### EXERCISE
All of the material below is to be restated word for word, apart from the pictures.

### DATA EXTRACT
******************************

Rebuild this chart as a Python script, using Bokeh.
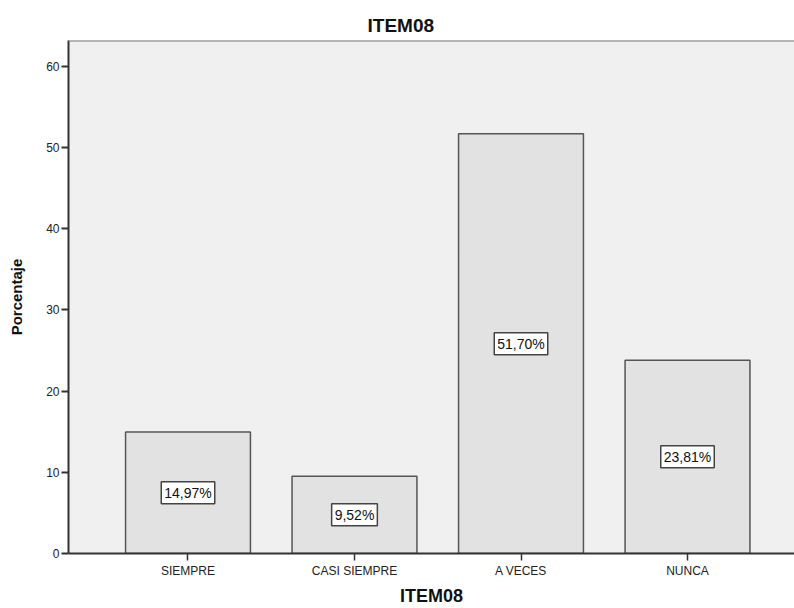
from bokeh.plotting import figure
from bokeh.models import Range1d, FixedTicker, ColumnDataSource, Span
from bokeh.core.properties import value
from bokeh.embed import file_html
from bokeh.resources import INLINE

categories = ["SIEMPRE", "CASI SIEMPRE", "A VECES", "NUNCA"]
percentages = [14.97, 9.52, 51.70, 23.81]
bar_labels = ["14,97%", "9,52%", "51,70%", "23,81%"]
y_ticks = [0, 10, 20, 30, 40, 50, 60]

FONT = "Liberation Sans"
positions = [i + 1 for i in range(len(categories))]
src = ColumnDataSource(dict(
    x=positions,
    top=percentages,
    mid=[v / 2 for v in percentages],
    lab=bar_labels,
))

Y_END = 63.2
p = figure(width=794, height=608, output_backend="svg", toolbar_location=None,
           x_range=Range1d(0.2823, 4.6426), y_range=Range1d(0, Y_END),
           min_border_left=68, min_border_right=0, min_border_top=40,
           min_border_bottom=55, background_fill_color="#F0F0F0",
           border_fill_color="white")
p.outline_line_color = None
p.xgrid.visible = False
p.ygrid.visible = False

p.title.text = "ITEM08"
p.title.align = "left"
p.title.offset = 299
p.title.text_font = FONT
p.title.text_font_size = "19px"
p.title.text_font_style = "bold"
p.title.text_color = "#111111"
p.title.standoff = 9

p.vbar(x="x", top="top", width=0.75, source=src, fill_color="#E2E2E2",
       line_color="#555555", line_width=1.5)

p.text(x="x", y="mid", text="lab", source=src, text_align="center",
       text_baseline="middle", text_font=value(FONT), text_font_size="14px",
       text_color="#111111", background_fill_color="white",
       border_line_color="#444444", border_line_width=1.5, padding=3)

p.add_layout(Span(location=Y_END, dimension="width", line_color="#777777",
                  line_width=2))

xa = p.xaxis[0]
xa.ticker = FixedTicker(ticks=positions)
xa.major_label_overrides = {pos: cat for pos, cat in zip(positions, categories)}
xa.axis_label = "ITEM08"
xa.axis_label_text_font = FONT
xa.axis_label_text_font_size = "18px"
xa.axis_label_text_font_style = "bold"
xa.axis_label_text_color = "#111111"
xa.axis_label_standoff = 5
xa.major_label_text_font = FONT
xa.major_label_text_font_size = "12px"
xa.major_label_text_color = "#222222"
xa.major_label_standoff = 3
xa.major_tick_in = 0
xa.major_tick_out = 7
xa.minor_tick_line_color = None
xa.axis_line_color = "#333333"
xa.axis_line_width = 2
xa.major_tick_line_color = "#333333"
xa.major_tick_line_width = 1.5

ya = p.yaxis[0]
ya.ticker = FixedTicker(ticks=y_ticks)
ya.axis_label = "Porcentaje"
ya.axis_label_text_font = FONT
ya.axis_label_text_font_size = "15px"
ya.axis_label_text_font_style = "bold"
ya.axis_label_text_color = "#111111"
ya.axis_label_standoff = 18
ya.major_label_text_font = FONT
ya.major_label_text_font_size = "12px"
ya.major_label_text_color = "#222222"
ya.major_label_standoff = 2
ya.major_tick_in = 0
ya.major_tick_out = 7
ya.minor_tick_line_color = None
ya.axis_line_color = "#333333"
ya.axis_line_width = 2
ya.major_tick_line_color = "#333333"
ya.major_tick_line_width = 2

open("out.html", "w").write(file_html(p, INLINE))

******************************

### ANSWER TO THIS TASK
Rebuild this chart as a Python script, using Bokeh.
from bokeh.plotting import figure
from bokeh.models import Range1d, FixedTicker, ColumnDataSource, Span
from bokeh.core.properties import value
from bokeh.embed import file_html
from bokeh.resources import INLINE

categories = ["SIEMPRE", "CASI SIEMPRE", "A VECES", "NUNCA"]
percentages = [14.97, 9.52, 51.70, 23.81]
bar_labels = ["14,97%", "9,52%", "51,70%", "23,81%"]
y_ticks = [0, 10, 20, 30, 40, 50, 60]

FONT = "Liberation Sans"
positions = [i + 1 for i in range(len(categories))]
src = ColumnDataSource(dict(
    x=positions,
    top=percentages,
    mid=[v / 2 for v in percentages],
    lab=bar_labels,
))

Y_END = 63.2
p = figure(width=794, height=608, output_backend="svg", toolbar_location=None,
           x_range=Range1d(0.2823, 4.6426), y_range=Range1d(0, Y_END),
           min_border_left=68, min_border_right=0, min_border_top=40,
           min_border_bottom=55, background_fill_color="#F0F0F0",
           border_fill_color="white")
p.outline_line_color = None
p.xgrid.visible = False
p.ygrid.visible = False

p.title.text = "ITEM08"
p.title.align = "left"
p.title.offset = 299
p.title.text_font = FONT
p.title.text_font_size = "19px"
p.title.text_font_style = "bold"
p.title.text_color = "#111111"
p.title.standoff = 9

p.vbar(x="x", top="top", width=0.75, source=src, fill_color="#E2E2E2",
       line_color="#555555", line_width=1.5)

p.text(x="x", y="mid", text="lab", source=src, text_align="center",
       text_baseline="middle", text_font=value(FONT), text_font_size="14px",
       text_color="#111111", background_fill_color="white",
       border_line_color="#444444", border_line_width=1.5, padding=3)

p.add_layout(Span(location=Y_END, dimension="width", line_color="#777777",
                  line_width=2))

xa = p.xaxis[0]
xa.ticker = FixedTicker(ticks=positions)
xa.major_label_overrides = {pos: cat for pos, cat in zip(positions, categories)}
xa.axis_label = "ITEM08"
xa.axis_label_text_font = FONT
xa.axis_label_text_font_size = "18px"
xa.axis_label_text_font_style = "bold"
xa.axis_label_text_color = "#111111"
xa.axis_label_standoff = 5
xa.major_label_text_font = FONT
xa.major_label_text_font_size = "12px"
xa.major_label_text_color = "#222222"
xa.major_label_standoff = 3
xa.major_tick_in = 0
xa.major_tick_out = 7
xa.minor_tick_line_color = None
xa.axis_line_color = "#333333"
xa.axis_line_width = 2
xa.major_tick_line_color = "#333333"
xa.major_tick_line_width = 1.5

ya = p.yaxis[0]
ya.ticker = FixedTicker(ticks=y_ticks)
ya.axis_label = "Porcentaje"
ya.axis_label_text_font = FONT
ya.axis_label_text_font_size = "15px"
ya.axis_label_text_font_style = "bold"
ya.axis_label_text_color = "#111111"
ya.axis_label_standoff = 18
ya.major_label_text_font = FONT
ya.major_label_text_font_size = "12px"
ya.major_label_text_color = "#222222"
ya.major_label_standoff = 2
ya.major_tick_in = 0
ya.major_tick_out = 7
ya.minor_tick_line_color = None
ya.axis_line_color = "#333333"
ya.axis_line_width = 2
ya.major_tick_line_color = "#333333"
ya.major_tick_line_width = 2

open("out.html", "w").write(file_html(p, INLINE))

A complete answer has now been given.